In a single term, despite widespread popular support for punishing and restricting corporations and their agents, the Court admonished Congress that it had to respect the structure of government and draft criminal statutes clearly, noted the dangers of court interference in business decisions, restricted the international reach of the securities laws and, perhaps most importantly, ensured that business’s voice would be heard in future lawmaking. The Court demonstrated that it can be a good friend to business in bad times.

These decisions accord with my prediction last February in the course of a Federalist Society debate on Citizens United.
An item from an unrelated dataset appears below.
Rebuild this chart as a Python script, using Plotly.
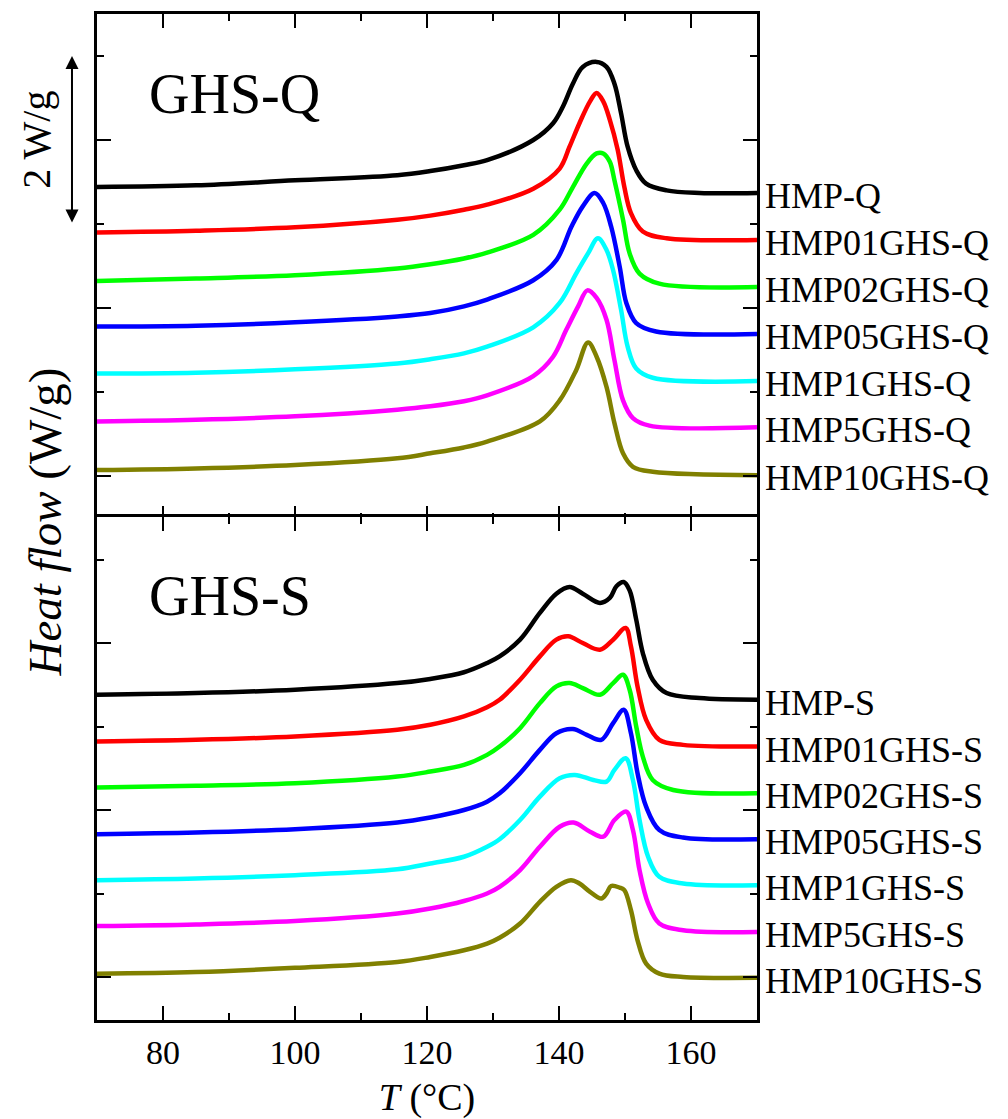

Barry Friedman noted that the decision’s timing was “inauspicious as a public relations move,” coming just as “the public generally is up in arms about financial matters, corporations, money in politics, and the like.” I responded that “Justices Scalia and Kennedy are both approaching 74 and might not survive eight Obama years. Perhaps the time to correct Austin is now or never.” I continued:

[T]he very thing that makes the political moment wrong arguably makes the judicial moment right: corporations are under political siege and need the Constitution more than ever. This returns to my theme that this case is at least as much about corporations and business as it is about the First Amendment. It will be interesting to apply this political theory to decisions due later this term on mutual fund executive compensation (Jones v. Harris) and Sarbanes-Oxley (FEF v. PCAOB). The Citizens United majority might be inclined to ensure in the PCAOB case that separation of powers protects business from unwise regulation in a hostile political environment. On the other hand, the Court may go with the political environment on executive compensation in Jones where no strong Constitutional principle is at stake.

This is, of course, precisely what happened, not only in these cases but in the others I summarize in my Forbes post. At the same time, the Court did not ignore political considerations: Its decisions went no further than absolutely necessary to make the important structural points. The Court, for example, refused to completely throw out the “honest services” rule and preserved Sarbanes-Oxley. Although I complained about the latter decision at the time it came out, here I want to emphasize that the Chief Justice compensated rhetorically for the case’s modest result:

Our Constitution was adopted to enable the people to govern themselves, through their elected leaders. The growth of the Executive Branch, which now wields vast power and touches almost every aspect of daily life, heightens the concern that it may slip from the Executive’s control, and thus from that of the people.

This is precisely the sort of concern with general ground rules I predicted in the Federalist Society debate.

In short, in business cases at least, the Court has gotten its role exactly right, and this role has been far from unimportant.

Update: David Zaring thinks my Forbes.com post “is an interesting way to characterize what has been going on.”